Est was launched in 1971 and was "the fruit" of some of these disciplines, Weldon said. It lasted until 1985 when Erhard repackaged est into a new self-improvement seminar called The Forum, specifically design-ed to attract yuppies and corporate leaders at $525 apiece.
What was est? According to the JPUSA tract, "William Bartley, pro-est author of an Erhard biography, says the goal of est is to 'blow the mind' in order to bring about a 'higher consciousness.' He writes: 'Teaching no new belief, it [est] aims to break up the existing wiring of the Mind and thereby to trap the Mind, to allow one to take hold of one's own Mind, to blow the Mind. Such tactics create the conditions...into which a mutant of higher consciousness can be born.'"
As a result of this philosophy, est seminars were notorious for their strictness and long hours. According to JPUSA, the "training is delivered in an authoritarian, confrontational manner. Trainees are belittled, ridiculed, told their lives don't work, and generally harangued into submission, with language heavily laden with profanity." Weldon noted that the "est belief system is designed to destroy the validity of the Christian world view. Est is supposedly nonreligious, but since its purpose is to...instill a...pantheistic belief in impersonal divinity, est qualifies as religious."
In The Forum, however, the hours are shorter, there is less profanity, and rules have been relaxed into requests. Nevertheless, many over the years (see, e.g., Fortune magazine, Nov. 23, 1987) -- have accused both est and The Forum, as well as Erhard's "Transformational Technologies" (aimed at large corporations), of causing mental breakdowns.
Despite such criticism, Erhard's organization flourished. He created several offshoot firms, and in 1977 he launched The Hunger Project to eliminate world hunger, not through relief work, but by applying est philosophy to change public consciousness. His organizations have attracted major celebrities such as Valarie Harper, Yoko Ono, Cher, and John Denver. By 1985 est turned out half a million alumni (one out of every 364 adults in the U.S.) and had stretched around the world with 530 employees, 20,000 volunteers, and an annual gross income of $35 million, according to the 1985 Inquirer article.

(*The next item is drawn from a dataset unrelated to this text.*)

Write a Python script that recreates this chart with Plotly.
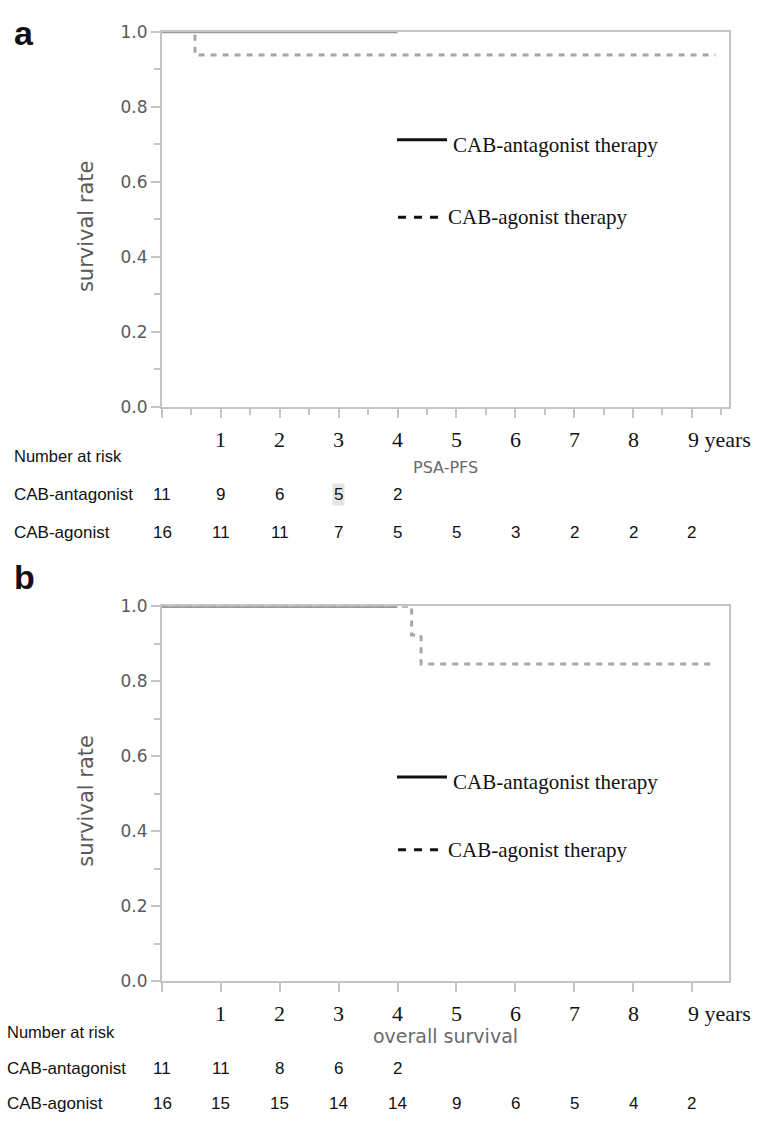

According to the "60 Minutes" report, when Erhard began est he reconciled with his first family and moved them to California. Things went well at first, according to daughter (by his first marriage) Deborah Pimental of Honolulu, and then Erhard molested her and raped her sister who was in her early 20s at the time.
Erhard has denied both the molestation and rape allegations. In a taped interview with the Mercury News, he said it was "just plain not true and anybody that would say something about it's gotta be sick."